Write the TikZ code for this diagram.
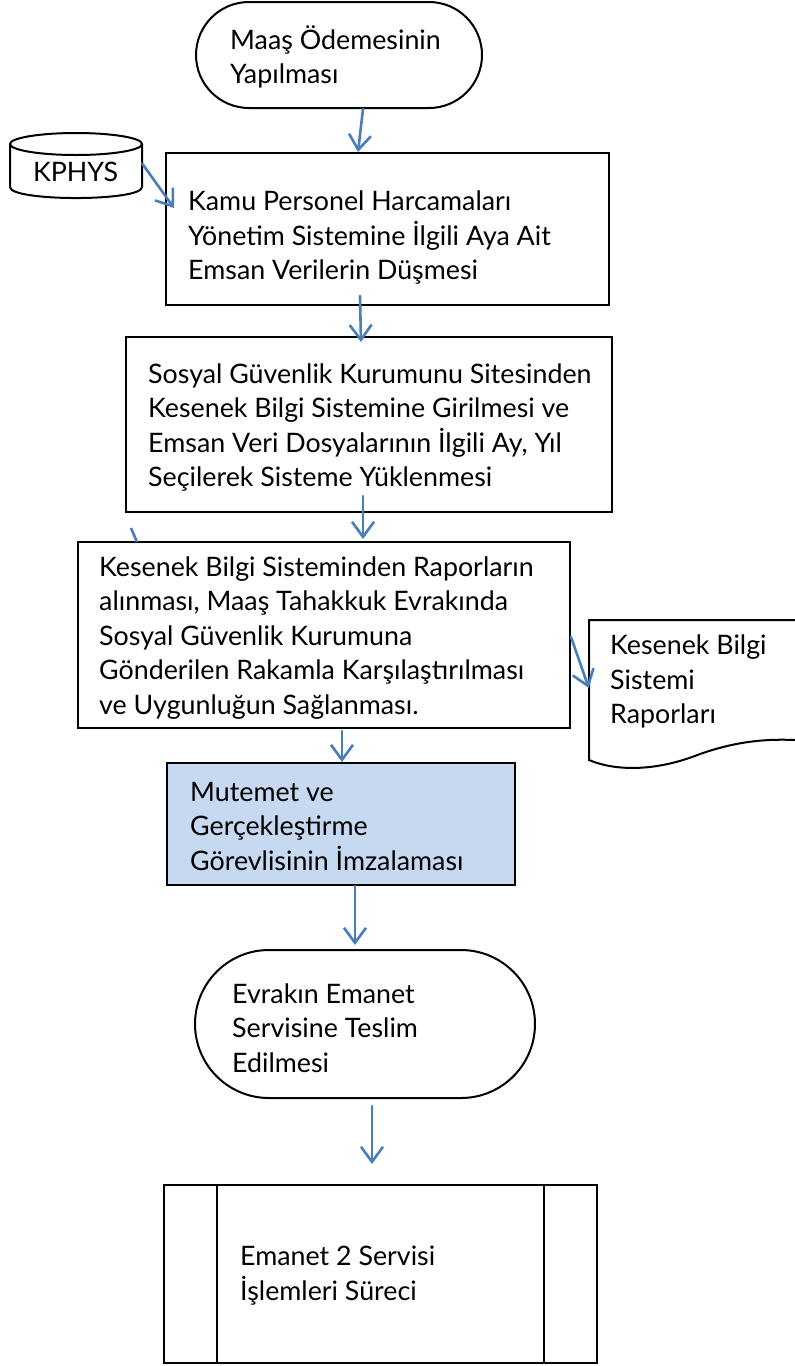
\documentclass[tikz,border=0pt]{standalone}
\usepackage{fontspec}
\setmainfont{Lato}
\usepackage{tikz}
\usetikzlibrary{arrows.meta,calc}
\definecolor{flowblue}{RGB}{74,126,187}
\definecolor{signfill}{RGB}{198,217,241}
\tikzset{
  boxline/.style={draw=black,line width=2pt},
  procbox/.style={boxline,fill=white,inner sep=0pt},
  termbox/.style={boxline,fill=white,inner sep=0pt,rounded corners=#1},
  lbl/.style={align=left,inner sep=0pt,anchor=west,font=\fontsize{26.8}{34.5}\selectfont},
  flow/.style={draw=flowblue,line width=2.6pt,line cap=round,-{Straight Barb[length=15pt,width=22pt]}},
  flowline/.style={draw=flowblue,line width=2.6pt}
}

\begin{document}
\begin{tikzpicture}
    [x=1pt,y=-1pt]
    \useasboundingbox (0,0) rectangle (795,1366);

    % boxes
    \node[termbox=53pt,minimum width=286pt,minimum height=106pt] (basla) at (339,55) {};
    \node[procbox,minimum width=443pt,minimum height=152pt] (kamu) at (387.5,229) {};
    \node[procbox,minimum width=486pt,minimum height=175pt] (sgk) at (369,424.5) {};
    \node[procbox,minimum width=492pt,minimum height=186pt] (rapor) at (324,635) {};
    \node[procbox,fill=signfill,minimum width=348pt,minimum height=122pt] (imza) at (341,824) {};
    \node[termbox=74pt,minimum width=340pt,minimum height=148pt] (teslim) at (365,1024) {};
    \node[procbox,minimum width=433pt,minimum height=178pt] (emanet) at (380.5,1274) {};
    \draw[boxline] ([xshift=54pt]emanet.north west) -- ([xshift=54pt]emanet.south west);
    \draw[boxline] ([xshift=-54pt]emanet.north east) -- ([xshift=-54pt]emanet.south east);

    % KPHYS
    \node[inner sep=0pt,minimum width=132pt,minimum height=65pt] (kphys) at (76,165.5) {};
    \draw[boxline,fill=white] (10,144) -- (10,187) .. controls (10,201.7) and (142,201.7) .. (142,187) -- (142,144);
    \draw[boxline,fill=white] (76,144) ellipse [x radius=66pt,y radius=11pt];
    \node[lbl,anchor=center] (kphystxt) at (75.5,172) {KPHYS};

    % rapor belgesi
    \node[inner sep=0pt,minimum width=206pt,minimum height=140pt] (kbs) at (692,690) {};
    \draw[boxline,fill=white] (795,620) -- (589,620) -- (589,760)
      .. controls (615,771) and (655,772) .. (700,754)
      .. controls (740,740) and (770,739) .. (795,740);

    % texts
    \node[lbl] (baslatxt) at (230,57) {Maaş Ödemesinin\\Yapılması};
    \node[lbl] (kamutxt) at (188,238) {Kamu Personel Harcamaları\\Yönetim Sistemine İlgili Aya Ait\\Emsan Verilerin Düşmesi};
    \node[lbl] (sgktxt) at (148,427.5) {Sosyal Güvenlik Kurumunu Sitesinden\\Kesenek Bilgi Sistemine Girilmesi ve\\Emsan Veri Dosyalarının İlgili Ay, Yıl\\Seçilerek Sisteme Yüklenmesi};
    \node[lbl] (raportxt) at (99,638) {Kesenek Bilgi Sisteminden Raporların\\alınması, Maaş Tahakkuk Evrakında\\Sosyal Güvenlik Kurumuna\\Gönderilen Rakamla Karşılaştırılması\\ve Uygunluğun Sağlanması.};
    \node[lbl] (kbstxt) at (610,681.5) {Kesenek Bilgi\\Sistemi\\Raporları};
    \node[lbl] (imzatxt) at (190,826) {Mutemet ve\\Gerçekleştirme\\Görevlisinin İmzalaması};
    \node[lbl] (teslimtxt) at (232,1028) {Evrakın Emanet\\Servisine Teslim\\Edilmesi};
    \node[lbl] (emanettxt) at (240,1275.5) {Emanet 2 Servisi\\İşlemleri Süreci};

    % arrows
    \draw[flow] ([xshift=24pt]basla.south) -- ([xshift=-29.5pt]kamu.north);
    \draw[flow] ([yshift=2pt]kphys.east) -- ([xshift=9pt,yshift=21pt]kamu.west);
    \draw[flow] ([xshift=-27.5pt,yshift=10pt]kamu.south) -- ([xshift=-8pt,yshift=-6pt]sgk.north);
    \draw[flow] ([xshift=-6pt,yshift=17pt]sgk.south) -- ([xshift=39pt,yshift=2pt]rapor.north);
    \draw[flow] ([yshift=-2pt]rapor.east) -- ([yshift=2pt]kbs.west);
    \draw[flow] ([xshift=18pt,yshift=-2pt]rapor.south) -- ([xshift=1pt]imza.north);
    \draw[flow] ([xshift=14pt]imza.south) -- ([xshift=-10pt,yshift=4pt]teslim.north);
    \draw[flow] ([xshift=7pt,yshift=-7pt]teslim.south) -- ([xshift=-8.5pt,yshift=20pt]emanet.north);

    \coordinate (ucA) at (131,528);
    \coordinate (ucB) at (137,542);
    \draw[flowline] (ucA) -- (ucB);
  \end{tikzpicture}
\end{document}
.....
• Goal:
Leave out the pictures and print every line of the data exactly.

• Solution:
Write the TikZ code for this diagram.
\documentclass[tikz,border=0pt]{standalone}
\usepackage{fontspec}
\setmainfont{Lato}
\usepackage{tikz}
\usetikzlibrary{arrows.meta,calc}
\definecolor{flowblue}{RGB}{74,126,187}
\definecolor{signfill}{RGB}{198,217,241}
\tikzset{
  boxline/.style={draw=black,line width=2pt},
  procbox/.style={boxline,fill=white,inner sep=0pt},
  termbox/.style={boxline,fill=white,inner sep=0pt,rounded corners=#1},
  lbl/.style={align=left,inner sep=0pt,anchor=west,font=\fontsize{26.8}{34.5}\selectfont},
  flow/.style={draw=flowblue,line width=2.6pt,line cap=round,-{Straight Barb[length=15pt,width=22pt]}},
  flowline/.style={draw=flowblue,line width=2.6pt}
}

\begin{document}
\begin{tikzpicture}
    [x=1pt,y=-1pt]
    \useasboundingbox (0,0) rectangle (795,1366);

    % boxes
    \node[termbox=53pt,minimum width=286pt,minimum height=106pt] (basla) at (339,55) {};
    \node[procbox,minimum width=443pt,minimum height=152pt] (kamu) at (387.5,229) {};
    \node[procbox,minimum width=486pt,minimum height=175pt] (sgk) at (369,424.5) {};
    \node[procbox,minimum width=492pt,minimum height=186pt] (rapor) at (324,635) {};
    \node[procbox,fill=signfill,minimum width=348pt,minimum height=122pt] (imza) at (341,824) {};
    \node[termbox=74pt,minimum width=340pt,minimum height=148pt] (teslim) at (365,1024) {};
    \node[procbox,minimum width=433pt,minimum height=178pt] (emanet) at (380.5,1274) {};
    \draw[boxline] ([xshift=54pt]emanet.north west) -- ([xshift=54pt]emanet.south west);
    \draw[boxline] ([xshift=-54pt]emanet.north east) -- ([xshift=-54pt]emanet.south east);

    % KPHYS
    \node[inner sep=0pt,minimum width=132pt,minimum height=65pt] (kphys) at (76,165.5) {};
    \draw[boxline,fill=white] (10,144) -- (10,187) .. controls (10,201.7) and (142,201.7) .. (142,187) -- (142,144);
    \draw[boxline,fill=white] (76,144) ellipse [x radius=66pt,y radius=11pt];
    \node[lbl,anchor=center] (kphystxt) at (75.5,172) {KPHYS};

    % rapor belgesi
    \node[inner sep=0pt,minimum width=206pt,minimum height=140pt] (kbs) at (692,690) {};
    \draw[boxline,fill=white] (795,620) -- (589,620) -- (589,760)
      .. controls (615,771) and (655,772) .. (700,754)
      .. controls (740,740) and (770,739) .. (795,740);

    % texts
    \node[lbl] (baslatxt) at (230,57) {Maaş Ödemesinin\\Yapılması};
    \node[lbl] (kamutxt) at (188,238) {Kamu Personel Harcamaları\\Yönetim Sistemine İlgili Aya Ait\\Emsan Verilerin Düşmesi};
    \node[lbl] (sgktxt) at (148,427.5) {Sosyal Güvenlik Kurumunu Sitesinden\\Kesenek Bilgi Sistemine Girilmesi ve\\Emsan Veri Dosyalarının İlgili Ay, Yıl\\Seçilerek Sisteme Yüklenmesi};
    \node[lbl] (raportxt) at (99,638) {Kesenek Bilgi Sisteminden Raporların\\alınması, Maaş Tahakkuk Evrakında\\Sosyal Güvenlik Kurumuna\\Gönderilen Rakamla Karşılaştırılması\\ve Uygunluğun Sağlanması.};
    \node[lbl] (kbstxt) at (610,681.5) {Kesenek Bilgi\\Sistemi\\Raporları};
    \node[lbl] (imzatxt) at (190,826) {Mutemet ve\\Gerçekleştirme\\Görevlisinin İmzalaması};
    \node[lbl] (teslimtxt) at (232,1028) {Evrakın Emanet\\Servisine Teslim\\Edilmesi};
    \node[lbl] (emanettxt) at (240,1275.5) {Emanet 2 Servisi\\İşlemleri Süreci};

    % arrows
    \draw[flow] ([xshift=24pt]basla.south) -- ([xshift=-29.5pt]kamu.north);
    \draw[flow] ([yshift=2pt]kphys.east) -- ([xshift=9pt,yshift=21pt]kamu.west);
    \draw[flow] ([xshift=-27.5pt,yshift=10pt]kamu.south) -- ([xshift=-8pt,yshift=-6pt]sgk.north);
    \draw[flow] ([xshift=-6pt,yshift=17pt]sgk.south) -- ([xshift=39pt,yshift=2pt]rapor.north);
    \draw[flow] ([yshift=-2pt]rapor.east) -- ([yshift=2pt]kbs.west);
    \draw[flow] ([xshift=18pt,yshift=-2pt]rapor.south) -- ([xshift=1pt]imza.north);
    \draw[flow] ([xshift=14pt]imza.south) -- ([xshift=-10pt,yshift=4pt]teslim.north);
    \draw[flow] ([xshift=7pt,yshift=-7pt]teslim.south) -- ([xshift=-8.5pt,yshift=20pt]emanet.north);

    \coordinate (ucA) at (131,528);
    \coordinate (ucB) at (137,542);
    \draw[flowline] (ucA) -- (ucB);
  \end{tikzpicture}
\end{document}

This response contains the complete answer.